* PROBLEM REQUIREMENTS
All the data must come back unchanged, except that pictures are left out.
START MATERIAL
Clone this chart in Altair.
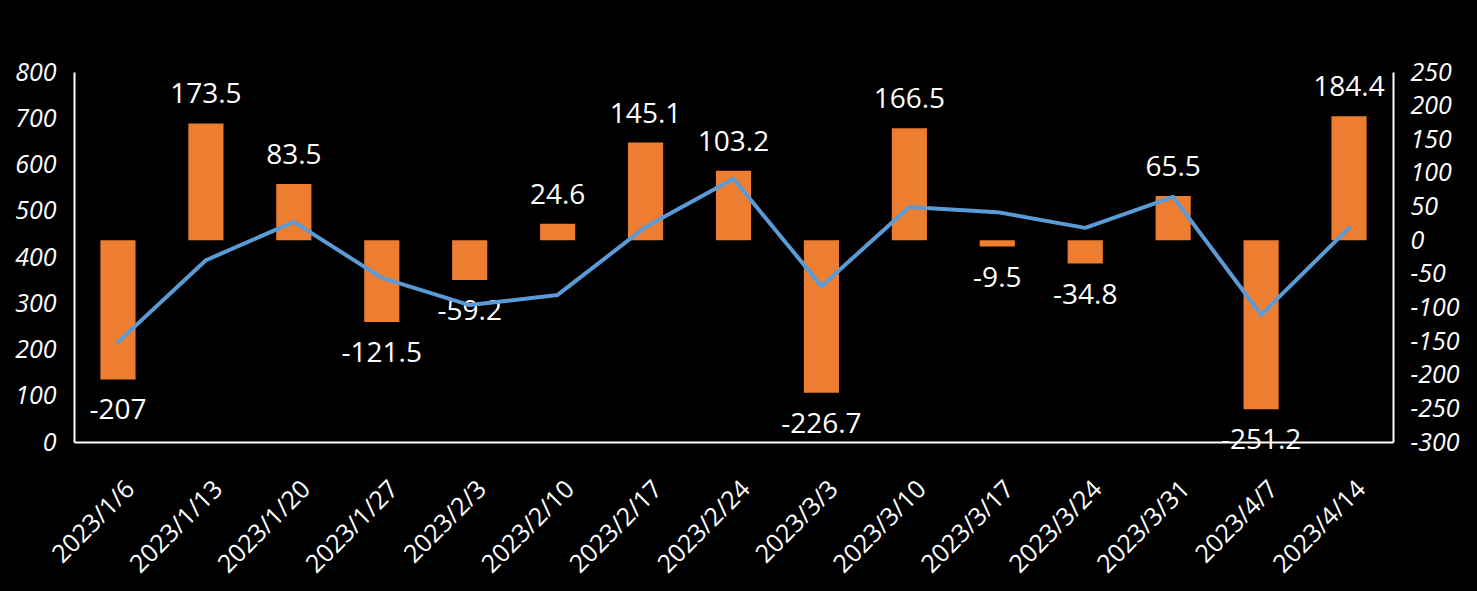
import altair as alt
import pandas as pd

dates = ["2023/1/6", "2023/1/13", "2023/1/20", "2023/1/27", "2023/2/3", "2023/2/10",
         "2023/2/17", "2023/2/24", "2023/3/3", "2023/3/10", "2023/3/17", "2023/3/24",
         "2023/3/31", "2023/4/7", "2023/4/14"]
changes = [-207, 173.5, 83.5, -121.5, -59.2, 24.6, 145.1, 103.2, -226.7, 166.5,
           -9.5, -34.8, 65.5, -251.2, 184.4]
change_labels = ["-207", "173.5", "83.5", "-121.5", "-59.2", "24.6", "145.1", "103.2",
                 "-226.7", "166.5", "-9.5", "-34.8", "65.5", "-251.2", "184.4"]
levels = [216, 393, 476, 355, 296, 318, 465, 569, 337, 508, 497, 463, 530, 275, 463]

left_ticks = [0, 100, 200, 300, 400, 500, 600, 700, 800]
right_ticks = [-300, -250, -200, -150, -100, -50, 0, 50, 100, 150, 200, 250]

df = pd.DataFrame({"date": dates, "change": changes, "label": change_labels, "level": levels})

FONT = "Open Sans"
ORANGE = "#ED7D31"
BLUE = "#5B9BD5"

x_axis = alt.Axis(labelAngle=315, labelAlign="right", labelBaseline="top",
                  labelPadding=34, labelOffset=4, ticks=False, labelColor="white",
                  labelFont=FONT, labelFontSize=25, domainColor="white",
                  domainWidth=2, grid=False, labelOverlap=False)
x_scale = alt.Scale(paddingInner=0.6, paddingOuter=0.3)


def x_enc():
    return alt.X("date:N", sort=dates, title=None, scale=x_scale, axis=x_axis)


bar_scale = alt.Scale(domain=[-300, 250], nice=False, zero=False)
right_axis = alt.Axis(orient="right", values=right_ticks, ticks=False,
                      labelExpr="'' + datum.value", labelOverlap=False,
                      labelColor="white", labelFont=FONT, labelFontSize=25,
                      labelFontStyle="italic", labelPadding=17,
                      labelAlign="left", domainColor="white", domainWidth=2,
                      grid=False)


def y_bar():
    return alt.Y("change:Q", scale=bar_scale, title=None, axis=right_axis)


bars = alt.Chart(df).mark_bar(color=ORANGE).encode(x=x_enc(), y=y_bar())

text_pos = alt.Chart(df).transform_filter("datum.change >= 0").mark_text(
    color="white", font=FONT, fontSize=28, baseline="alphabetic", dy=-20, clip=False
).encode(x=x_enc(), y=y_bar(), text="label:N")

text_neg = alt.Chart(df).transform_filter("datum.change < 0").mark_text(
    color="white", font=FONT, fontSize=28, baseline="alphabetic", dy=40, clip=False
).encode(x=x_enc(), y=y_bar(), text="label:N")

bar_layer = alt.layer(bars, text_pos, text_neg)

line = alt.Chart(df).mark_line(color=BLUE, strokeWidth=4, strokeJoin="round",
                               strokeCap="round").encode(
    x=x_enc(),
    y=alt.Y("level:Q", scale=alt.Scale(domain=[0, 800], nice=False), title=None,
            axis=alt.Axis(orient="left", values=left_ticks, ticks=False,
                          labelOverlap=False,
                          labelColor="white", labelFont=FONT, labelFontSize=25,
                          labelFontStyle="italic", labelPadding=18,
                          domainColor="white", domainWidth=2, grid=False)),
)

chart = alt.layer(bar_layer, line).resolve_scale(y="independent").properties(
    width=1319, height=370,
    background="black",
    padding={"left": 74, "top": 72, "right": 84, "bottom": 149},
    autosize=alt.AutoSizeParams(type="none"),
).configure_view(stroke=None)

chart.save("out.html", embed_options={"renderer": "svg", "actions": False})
END MATERIAL
* COMPLETED TASK
Clone this chart in Altair.
import altair as alt
import pandas as pd

dates = ["2023/1/6", "2023/1/13", "2023/1/20", "2023/1/27", "2023/2/3", "2023/2/10",
         "2023/2/17", "2023/2/24", "2023/3/3", "2023/3/10", "2023/3/17", "2023/3/24",
         "2023/3/31", "2023/4/7", "2023/4/14"]
changes = [-207, 173.5, 83.5, -121.5, -59.2, 24.6, 145.1, 103.2, -226.7, 166.5,
           -9.5, -34.8, 65.5, -251.2, 184.4]
change_labels = ["-207", "173.5", "83.5", "-121.5", "-59.2", "24.6", "145.1", "103.2",
                 "-226.7", "166.5", "-9.5", "-34.8", "65.5", "-251.2", "184.4"]
levels = [216, 393, 476, 355, 296, 318, 465, 569, 337, 508, 497, 463, 530, 275, 463]

left_ticks = [0, 100, 200, 300, 400, 500, 600, 700, 800]
right_ticks = [-300, -250, -200, -150, -100, -50, 0, 50, 100, 150, 200, 250]

df = pd.DataFrame({"date": dates, "change": changes, "label": change_labels, "level": levels})

FONT = "Open Sans"
ORANGE = "#ED7D31"
BLUE = "#5B9BD5"

x_axis = alt.Axis(labelAngle=315, labelAlign="right", labelBaseline="top",
                  labelPadding=34, labelOffset=4, ticks=False, labelColor="white",
                  labelFont=FONT, labelFontSize=25, domainColor="white",
                  domainWidth=2, grid=False, labelOverlap=False)
x_scale = alt.Scale(paddingInner=0.6, paddingOuter=0.3)


def x_enc():
    return alt.X("date:N", sort=dates, title=None, scale=x_scale, axis=x_axis)


bar_scale = alt.Scale(domain=[-300, 250], nice=False, zero=False)
right_axis = alt.Axis(orient="right", values=right_ticks, ticks=False,
                      labelExpr="'' + datum.value", labelOverlap=False,
                      labelColor="white", labelFont=FONT, labelFontSize=25,
                      labelFontStyle="italic", labelPadding=17,
                      labelAlign="left", domainColor="white", domainWidth=2,
                      grid=False)


def y_bar():
    return alt.Y("change:Q", scale=bar_scale, title=None, axis=right_axis)


bars = alt.Chart(df).mark_bar(color=ORANGE).encode(x=x_enc(), y=y_bar())

text_pos = alt.Chart(df).transform_filter("datum.change >= 0").mark_text(
    color="white", font=FONT, fontSize=28, baseline="alphabetic", dy=-20, clip=False
).encode(x=x_enc(), y=y_bar(), text="label:N")

text_neg = alt.Chart(df).transform_filter("datum.change < 0").mark_text(
    color="white", font=FONT, fontSize=28, baseline="alphabetic", dy=40, clip=False
).encode(x=x_enc(), y=y_bar(), text="label:N")

bar_layer = alt.layer(bars, text_pos, text_neg)

line = alt.Chart(df).mark_line(color=BLUE, strokeWidth=4, strokeJoin="round",
                               strokeCap="round").encode(
    x=x_enc(),
    y=alt.Y("level:Q", scale=alt.Scale(domain=[0, 800], nice=False), title=None,
            axis=alt.Axis(orient="left", values=left_ticks, ticks=False,
                          labelOverlap=False,
                          labelColor="white", labelFont=FONT, labelFontSize=25,
                          labelFontStyle="italic", labelPadding=18,
                          domainColor="white", domainWidth=2, grid=False)),
)

chart = alt.layer(bar_layer, line).resolve_scale(y="independent").properties(
    width=1319, height=370,
    background="black",
    padding={"left": 74, "top": 72, "right": 84, "bottom": 149},
    autosize=alt.AutoSizeParams(type="none"),
).configure_view(stroke=None)

chart.save("out.html", embed_options={"renderer": "svg", "actions": False})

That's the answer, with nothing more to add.